▶ _What is asked_
Copy out all lines of the records in which the word "that" appears.

■ ■ ■ ■

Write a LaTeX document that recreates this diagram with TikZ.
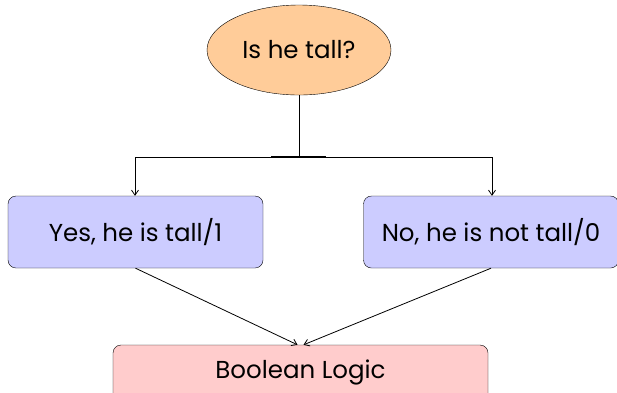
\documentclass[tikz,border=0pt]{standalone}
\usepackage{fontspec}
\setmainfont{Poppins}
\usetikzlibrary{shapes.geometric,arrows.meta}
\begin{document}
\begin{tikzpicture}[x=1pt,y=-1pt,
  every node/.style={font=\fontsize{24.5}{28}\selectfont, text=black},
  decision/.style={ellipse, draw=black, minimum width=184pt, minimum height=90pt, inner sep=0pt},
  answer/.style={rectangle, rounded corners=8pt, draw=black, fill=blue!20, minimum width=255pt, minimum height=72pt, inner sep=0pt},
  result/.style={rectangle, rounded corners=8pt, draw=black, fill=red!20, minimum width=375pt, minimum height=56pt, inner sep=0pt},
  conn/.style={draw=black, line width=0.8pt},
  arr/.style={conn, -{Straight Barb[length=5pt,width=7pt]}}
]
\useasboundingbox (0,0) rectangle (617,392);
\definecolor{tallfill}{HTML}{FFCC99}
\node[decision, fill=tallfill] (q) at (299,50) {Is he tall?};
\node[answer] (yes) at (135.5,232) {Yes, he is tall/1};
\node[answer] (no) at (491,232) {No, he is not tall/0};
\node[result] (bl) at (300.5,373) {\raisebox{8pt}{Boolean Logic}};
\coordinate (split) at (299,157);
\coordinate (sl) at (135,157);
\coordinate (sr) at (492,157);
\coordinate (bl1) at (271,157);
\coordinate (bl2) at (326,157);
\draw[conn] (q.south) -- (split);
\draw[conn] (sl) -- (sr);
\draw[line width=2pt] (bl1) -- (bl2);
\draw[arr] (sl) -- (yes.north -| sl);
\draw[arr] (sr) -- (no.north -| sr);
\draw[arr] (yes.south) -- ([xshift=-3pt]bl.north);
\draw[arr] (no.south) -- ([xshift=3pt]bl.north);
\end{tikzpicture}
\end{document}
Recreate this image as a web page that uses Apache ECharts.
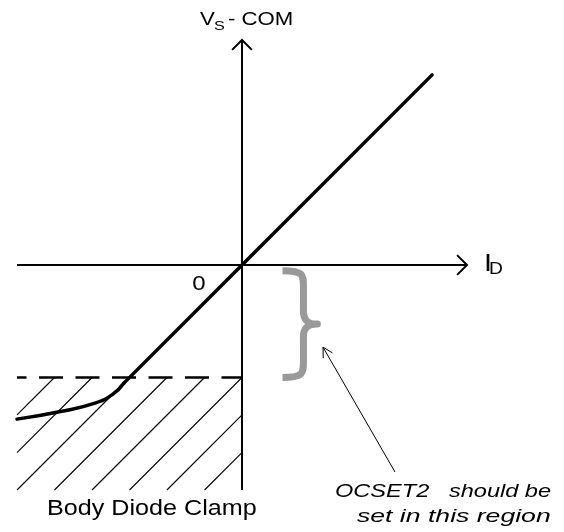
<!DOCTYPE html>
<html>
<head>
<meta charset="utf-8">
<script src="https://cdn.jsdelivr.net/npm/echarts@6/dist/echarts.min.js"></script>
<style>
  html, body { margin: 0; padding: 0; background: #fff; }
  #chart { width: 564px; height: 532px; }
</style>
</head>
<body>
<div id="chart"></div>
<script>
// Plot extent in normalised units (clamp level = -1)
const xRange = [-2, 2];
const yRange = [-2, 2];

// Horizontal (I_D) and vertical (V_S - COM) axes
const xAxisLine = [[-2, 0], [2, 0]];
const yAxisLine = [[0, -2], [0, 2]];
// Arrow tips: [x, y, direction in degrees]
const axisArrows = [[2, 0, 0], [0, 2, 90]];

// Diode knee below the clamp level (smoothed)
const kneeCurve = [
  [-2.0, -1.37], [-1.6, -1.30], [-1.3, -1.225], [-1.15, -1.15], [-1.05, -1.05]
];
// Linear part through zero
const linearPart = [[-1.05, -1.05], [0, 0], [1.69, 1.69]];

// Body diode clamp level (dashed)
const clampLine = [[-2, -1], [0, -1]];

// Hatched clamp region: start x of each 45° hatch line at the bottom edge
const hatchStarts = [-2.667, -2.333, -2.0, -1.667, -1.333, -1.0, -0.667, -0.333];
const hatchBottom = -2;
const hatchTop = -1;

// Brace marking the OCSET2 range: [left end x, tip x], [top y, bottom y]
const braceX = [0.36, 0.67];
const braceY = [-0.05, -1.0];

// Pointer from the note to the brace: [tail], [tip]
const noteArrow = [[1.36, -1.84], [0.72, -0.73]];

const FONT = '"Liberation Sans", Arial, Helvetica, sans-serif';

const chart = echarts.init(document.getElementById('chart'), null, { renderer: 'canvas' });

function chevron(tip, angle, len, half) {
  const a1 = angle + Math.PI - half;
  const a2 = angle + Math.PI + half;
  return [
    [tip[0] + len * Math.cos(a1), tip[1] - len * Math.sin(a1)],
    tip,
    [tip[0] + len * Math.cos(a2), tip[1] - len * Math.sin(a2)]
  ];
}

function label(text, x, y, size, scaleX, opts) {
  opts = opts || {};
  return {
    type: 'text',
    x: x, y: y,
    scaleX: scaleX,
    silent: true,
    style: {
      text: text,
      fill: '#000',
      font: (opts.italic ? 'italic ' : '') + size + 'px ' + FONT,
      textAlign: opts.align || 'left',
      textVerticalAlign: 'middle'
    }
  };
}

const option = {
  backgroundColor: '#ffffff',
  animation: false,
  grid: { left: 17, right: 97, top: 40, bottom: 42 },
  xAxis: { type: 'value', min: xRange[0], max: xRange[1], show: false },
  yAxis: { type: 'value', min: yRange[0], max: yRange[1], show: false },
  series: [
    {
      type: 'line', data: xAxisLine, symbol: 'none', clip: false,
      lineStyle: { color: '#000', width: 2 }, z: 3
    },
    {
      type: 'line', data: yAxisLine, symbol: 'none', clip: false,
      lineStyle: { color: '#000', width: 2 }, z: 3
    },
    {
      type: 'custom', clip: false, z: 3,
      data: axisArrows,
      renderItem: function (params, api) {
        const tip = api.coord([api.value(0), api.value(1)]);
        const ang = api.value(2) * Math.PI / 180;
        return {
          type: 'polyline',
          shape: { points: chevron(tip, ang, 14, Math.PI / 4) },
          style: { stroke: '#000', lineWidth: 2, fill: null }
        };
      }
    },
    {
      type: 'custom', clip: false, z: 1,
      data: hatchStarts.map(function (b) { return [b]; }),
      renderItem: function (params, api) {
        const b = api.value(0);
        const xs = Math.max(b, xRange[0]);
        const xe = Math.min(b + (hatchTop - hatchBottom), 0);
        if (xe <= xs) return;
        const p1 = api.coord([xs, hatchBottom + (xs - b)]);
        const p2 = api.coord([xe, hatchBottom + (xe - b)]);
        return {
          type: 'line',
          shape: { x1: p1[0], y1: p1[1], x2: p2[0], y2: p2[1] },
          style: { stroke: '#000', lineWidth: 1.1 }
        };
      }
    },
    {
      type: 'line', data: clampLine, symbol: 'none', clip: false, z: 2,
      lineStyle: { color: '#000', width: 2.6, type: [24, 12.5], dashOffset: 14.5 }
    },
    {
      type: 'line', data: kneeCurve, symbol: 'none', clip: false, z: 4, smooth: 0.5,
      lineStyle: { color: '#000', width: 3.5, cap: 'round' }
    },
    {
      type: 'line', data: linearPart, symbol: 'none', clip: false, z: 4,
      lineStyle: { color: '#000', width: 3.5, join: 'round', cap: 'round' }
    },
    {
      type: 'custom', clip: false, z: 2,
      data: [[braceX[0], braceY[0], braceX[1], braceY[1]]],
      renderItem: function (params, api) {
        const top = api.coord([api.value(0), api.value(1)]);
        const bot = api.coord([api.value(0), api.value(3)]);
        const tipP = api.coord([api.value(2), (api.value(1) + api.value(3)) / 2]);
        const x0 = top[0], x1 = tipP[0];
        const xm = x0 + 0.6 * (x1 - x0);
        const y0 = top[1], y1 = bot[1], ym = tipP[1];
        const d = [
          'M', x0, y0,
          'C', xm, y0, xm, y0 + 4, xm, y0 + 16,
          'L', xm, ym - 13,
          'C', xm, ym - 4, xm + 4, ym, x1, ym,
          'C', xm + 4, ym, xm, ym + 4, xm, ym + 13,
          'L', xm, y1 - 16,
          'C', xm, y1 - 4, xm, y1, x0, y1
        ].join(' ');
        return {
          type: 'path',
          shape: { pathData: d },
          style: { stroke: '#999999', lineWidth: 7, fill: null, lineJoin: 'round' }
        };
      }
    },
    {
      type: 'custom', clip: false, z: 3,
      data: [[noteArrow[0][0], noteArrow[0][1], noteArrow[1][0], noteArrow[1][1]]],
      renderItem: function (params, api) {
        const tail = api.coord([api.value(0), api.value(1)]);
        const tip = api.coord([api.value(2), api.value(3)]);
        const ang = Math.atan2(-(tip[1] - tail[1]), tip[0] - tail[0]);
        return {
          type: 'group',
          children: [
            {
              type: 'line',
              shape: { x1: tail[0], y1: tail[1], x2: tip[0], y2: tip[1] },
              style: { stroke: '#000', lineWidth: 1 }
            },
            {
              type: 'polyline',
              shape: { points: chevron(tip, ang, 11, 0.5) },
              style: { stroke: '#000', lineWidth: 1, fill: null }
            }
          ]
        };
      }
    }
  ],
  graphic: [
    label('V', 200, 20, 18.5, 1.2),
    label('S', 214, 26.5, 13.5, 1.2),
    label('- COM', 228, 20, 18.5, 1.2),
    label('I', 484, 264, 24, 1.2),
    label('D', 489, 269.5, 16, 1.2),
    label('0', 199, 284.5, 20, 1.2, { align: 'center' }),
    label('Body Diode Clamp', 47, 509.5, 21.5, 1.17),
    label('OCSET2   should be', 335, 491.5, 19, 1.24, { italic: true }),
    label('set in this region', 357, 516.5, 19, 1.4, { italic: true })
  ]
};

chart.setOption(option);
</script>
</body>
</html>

■ ■ ■ ■

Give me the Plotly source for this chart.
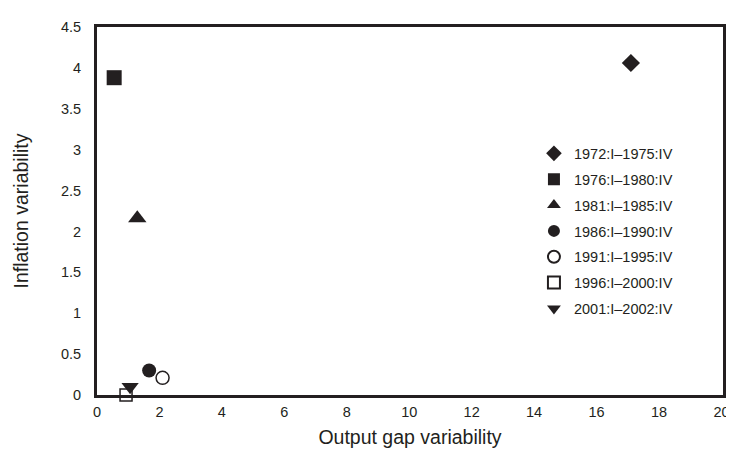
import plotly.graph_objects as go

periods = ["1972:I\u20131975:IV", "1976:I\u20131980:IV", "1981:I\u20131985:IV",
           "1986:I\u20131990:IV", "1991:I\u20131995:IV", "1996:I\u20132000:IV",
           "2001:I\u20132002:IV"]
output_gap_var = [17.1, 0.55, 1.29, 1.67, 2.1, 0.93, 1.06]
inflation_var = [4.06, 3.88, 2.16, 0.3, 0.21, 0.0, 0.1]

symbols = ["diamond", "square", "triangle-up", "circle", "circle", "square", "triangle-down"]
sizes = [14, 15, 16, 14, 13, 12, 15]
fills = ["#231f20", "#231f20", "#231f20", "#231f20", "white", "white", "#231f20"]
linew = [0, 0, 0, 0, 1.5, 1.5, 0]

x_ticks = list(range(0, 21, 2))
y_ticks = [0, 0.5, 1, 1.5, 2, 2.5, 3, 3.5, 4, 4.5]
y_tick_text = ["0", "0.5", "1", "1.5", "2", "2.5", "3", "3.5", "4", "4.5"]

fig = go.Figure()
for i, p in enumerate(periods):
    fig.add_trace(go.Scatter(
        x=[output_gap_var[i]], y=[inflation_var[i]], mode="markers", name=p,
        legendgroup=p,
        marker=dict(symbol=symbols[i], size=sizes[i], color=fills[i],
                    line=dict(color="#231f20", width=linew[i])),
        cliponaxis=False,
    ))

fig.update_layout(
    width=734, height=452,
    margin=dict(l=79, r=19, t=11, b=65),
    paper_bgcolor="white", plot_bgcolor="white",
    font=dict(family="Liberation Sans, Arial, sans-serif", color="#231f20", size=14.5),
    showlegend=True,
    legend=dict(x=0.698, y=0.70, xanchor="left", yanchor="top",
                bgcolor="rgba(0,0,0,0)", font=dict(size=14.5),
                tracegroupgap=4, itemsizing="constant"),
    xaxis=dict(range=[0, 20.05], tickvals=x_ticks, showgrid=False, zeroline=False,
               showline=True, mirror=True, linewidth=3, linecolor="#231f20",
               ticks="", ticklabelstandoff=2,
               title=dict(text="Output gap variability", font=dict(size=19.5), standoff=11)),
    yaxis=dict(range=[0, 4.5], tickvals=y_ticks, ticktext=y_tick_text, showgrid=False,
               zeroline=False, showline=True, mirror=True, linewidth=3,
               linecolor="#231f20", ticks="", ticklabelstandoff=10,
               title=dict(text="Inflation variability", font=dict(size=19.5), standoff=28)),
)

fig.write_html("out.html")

■ ■ ■ ■

▶ _Reply_
Write a LaTeX document that recreates this diagram with TikZ.
Recreate this image as a web page that uses Apache ECharts.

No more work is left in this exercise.